ABSTRACT

With the downturn in newsprint circulation, cash-strapped local news organizations have nimbly experimented with new revenue streams, business models and content delivery forms. As part of these efforts, local news outlets are seeking community-based partners to amplify their messages, particularly across social platforms. In acts of audience engagement, news organizations are tinkering with digital tools to curate proximate communities and to translate complex knowledge. At the same time, news organizations are searching for practitioner expertise in the realm of data storytelling. Although a small number of hybrid programmer-journalists exist, most practitioners lack the computational knowledge required to produce data narratives, interactives or visualizations. As a result, news outlets – particularly smaller outlets operating in suburban or rural communities – must look outside of the organization for this expertise.
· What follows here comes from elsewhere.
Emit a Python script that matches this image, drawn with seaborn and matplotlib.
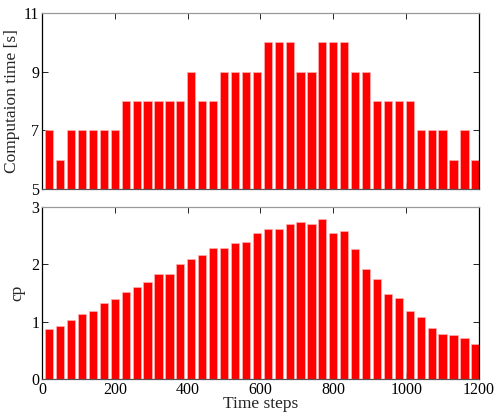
import numpy as np
import pandas as pd
import seaborn as sns
import matplotlib.pyplot as plt

# time steps (bar centres)
steps = list(range(20, 1200, 30))

comp_time = [7, 6, 7, 7, 7, 7, 7, 8, 8, 8, 8, 8, 8, 9, 8, 8, 9, 9, 9, 9,
             10, 10, 10, 9, 9, 10, 10, 10, 9, 9, 8, 8, 8, 8, 7, 7, 7, 6, 7, 6]

cp = [0.87, 0.93, 1.03, 1.14, 1.18, 1.32, 1.39, 1.52, 1.60, 1.69,
      1.83, 1.83, 2.00, 2.10, 2.16, 2.29, 2.28, 2.37, 2.39, 2.54,
      2.62, 2.61, 2.71, 2.74, 2.71, 2.79, 2.55, 2.59, 2.26, 1.91,
      1.74, 1.49, 1.42, 1.19, 1.09, 0.89, 0.78, 0.77, 0.71, 0.61]

df = pd.DataFrame({"step": steps, "time": comp_time, "cp": cp})

sns.set_style("white")
plt.rcParams['font.family'] = ['Liberation Serif', 'DejaVu Serif']
plt.rcParams['xtick.direction'] = 'in'
plt.rcParams['ytick.direction'] = 'in'

fig = plt.figure(figsize=(4.98, 4.17), dpi=100)
ax1 = fig.add_axes([0.0843, 0.5468, 0.8775, 0.422])
ax2 = fig.add_axes([0.0843, 0.0911, 0.8775, 0.4125])

bar_kw = dict(color='#ff0000', edgecolor='#ffb0b0', linewidth=0.5,
              width=0.75, native_scale=True, saturation=1)

sns.barplot(data=df, x="step", y="time", ax=ax1, **bar_kw)
sns.barplot(data=df, x="step", y="cp", ax=ax2, **bar_kw)

for ax in (ax1, ax2):
    ax.set_xlim(0, 1200)
    ax.set_xticks(range(0, 1201, 200))
    ax.tick_params(labelsize=11.5, length=4, width=0.6, colors='black',
                   top=True, right=True, bottom=True, left=True, pad=2)
    for s in ax.spines.values():
        s.set_visible(True)
        s.set_linewidth(0.9)
    ax.spines['left'].set_color('black')
    ax.spines['right'].set_color('black')
    ax.spines['top'].set_color('#999999')
    ax.spines['bottom'].set_color('#555555')

ax1.set_ylim(5, 11)
ax1.set_yticks([5, 7, 9, 11])
ax1.set_xticklabels([])
ax1.set_xlabel('')
ax1.set_ylabel('Computaion time [s]', fontsize=12.5, labelpad=3)

ax2.set_ylim(0, 3)
ax2.set_yticks([0, 1, 2, 3])
ax2.set_xlabel('Time steps', fontsize=12.5, labelpad=-1)
ax2.set_ylabel('cp', fontsize=12.5, labelpad=4)

fig.savefig("out.png", dpi=100)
While some news organizations are collaborating with each another, other outlets are creatively leveraging community resources. In the late 2010s, journalism outlets are forming relationships with third-party providers who can extend the news organization’s external reach and/or can expand the news organization’s internal expertise. This chapter profiles how news organizations are cultivating partnerships with a trio of actors – news nonprofits/start-ups, philanthropic foundations and civic technologists – to produce local, data-driven narratives that help inform community members about shared, societal problems. This research traces how these three actors collectively engage in the local community. Working in collaboration, journalists and quasi-journalistic actors produce civic knowledge and bolster participation through the production of data-driven community news.